THE DELOS INITIATIVE

 

 

Ukonvuori - Kolovesi National Park

 

 

Kolovesi National Park lies in the Province of Eastern Finland, South Savo Region, and it includes areas in the municipalities of Enonkoski, Heinävesi and Savonranta. Its total area is 23 sq.km. It is managed by the Natural Heritage Services of Metsähallitus.
 

Kolovesi is a part of the greater Lake Saimaa complex, which forms the largest lake in Finland. Kolovesi National Park was established in 1990 to protect the natural features of the Lake Saimaa archipelago in their natural state, the habitat of the endemic Saimaa Ringed Seal (Phoca hispida saimensis), and the forest ecosystems characteristic of Southern Finland. The wilderness-like national park offers an attractive setting for canoeing or row boating in the midst of the peaceful landscape. Motor boats are not allowed.

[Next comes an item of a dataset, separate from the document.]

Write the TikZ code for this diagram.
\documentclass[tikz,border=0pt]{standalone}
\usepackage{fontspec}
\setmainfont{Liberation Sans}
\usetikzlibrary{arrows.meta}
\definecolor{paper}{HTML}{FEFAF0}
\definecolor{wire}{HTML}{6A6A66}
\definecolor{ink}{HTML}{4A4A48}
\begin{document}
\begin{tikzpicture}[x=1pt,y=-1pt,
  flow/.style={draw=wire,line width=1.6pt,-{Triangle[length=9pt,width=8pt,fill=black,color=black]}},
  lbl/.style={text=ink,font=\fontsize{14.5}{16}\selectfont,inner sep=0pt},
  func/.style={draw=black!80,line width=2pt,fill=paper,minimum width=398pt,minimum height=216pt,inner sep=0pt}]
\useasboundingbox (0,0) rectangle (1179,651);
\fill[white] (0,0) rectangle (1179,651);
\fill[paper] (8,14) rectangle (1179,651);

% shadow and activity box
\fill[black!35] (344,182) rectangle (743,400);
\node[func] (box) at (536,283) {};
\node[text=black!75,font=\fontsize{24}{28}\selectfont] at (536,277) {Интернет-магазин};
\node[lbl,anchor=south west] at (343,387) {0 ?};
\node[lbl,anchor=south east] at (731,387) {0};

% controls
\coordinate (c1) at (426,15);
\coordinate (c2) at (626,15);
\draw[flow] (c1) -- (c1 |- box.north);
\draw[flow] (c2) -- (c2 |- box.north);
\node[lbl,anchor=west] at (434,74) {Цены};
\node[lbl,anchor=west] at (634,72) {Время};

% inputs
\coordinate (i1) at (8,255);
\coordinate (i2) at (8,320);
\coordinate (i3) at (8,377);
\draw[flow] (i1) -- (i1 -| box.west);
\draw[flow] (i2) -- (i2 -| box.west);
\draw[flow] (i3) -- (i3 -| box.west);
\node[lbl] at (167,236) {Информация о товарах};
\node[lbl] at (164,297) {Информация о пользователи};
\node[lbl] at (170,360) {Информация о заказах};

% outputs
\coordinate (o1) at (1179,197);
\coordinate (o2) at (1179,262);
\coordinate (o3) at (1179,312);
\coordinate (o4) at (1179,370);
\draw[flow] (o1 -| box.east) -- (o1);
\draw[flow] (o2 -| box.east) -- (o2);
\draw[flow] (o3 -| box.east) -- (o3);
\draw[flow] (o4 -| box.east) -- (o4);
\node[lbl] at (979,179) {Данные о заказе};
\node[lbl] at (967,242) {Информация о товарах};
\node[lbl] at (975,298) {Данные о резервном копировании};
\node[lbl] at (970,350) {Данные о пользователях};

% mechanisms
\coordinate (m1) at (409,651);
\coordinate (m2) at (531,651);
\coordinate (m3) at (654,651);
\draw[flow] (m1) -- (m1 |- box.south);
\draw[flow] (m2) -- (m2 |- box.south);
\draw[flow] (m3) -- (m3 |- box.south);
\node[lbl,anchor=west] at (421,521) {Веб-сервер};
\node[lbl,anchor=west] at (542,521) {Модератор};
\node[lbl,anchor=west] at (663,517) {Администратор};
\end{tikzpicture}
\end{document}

In Kolovesi the scenery is dominated by cliffs rising vertically from the lake, at some places to 40 metres above the water level. This scenery was formed by the last Ice Age. In the eastern part of the park, rugged Ukonvuori Hill is a beautiful sight, containing formations of quartz crystals. The ancient people used to fish and hunt in the area, and they left behind rock paintings displaying human and animal (e.g. elk) figures.  

The rock paintings in the national park, situated along an important ancient waterway, are considered to be sacred sites, which were associated with the annual cycle of spiritual ceremonies. The ceremonies were related to fishing and hunting. The sacred sites were collective meeting places, where the spiritual rituals reflected and strengthened the social identity of the ancient people. The best-known rock paintings in Kolovesi are located at Ukonvuori inside the Park and Vieruvuori, and Havukkavuori just outside the Park boundary. In Heinävesi and Enonkoski the rock paintings are located in cave-like sites, surrounded by rocks and cliffs, which resemble animal and human figures. According to experts, Ukonvuori is a sacred site of Ukko, the god of thunderstorms.

The dating of rock paintings is very difficult in nearly every case and locality. According to the current view, rock paintings began  to appear in Finland in the beginning of the Neolithic Stone Age. The painting tradition probably ended around 4,000-3,500 years ago.

 

The Kolovesi National Park, with its peaceful landscapes and ancient sacred sites, has a great potential to be used for educational purposes and in allowing contemporary people to experience the spiritual values of the site by themselves.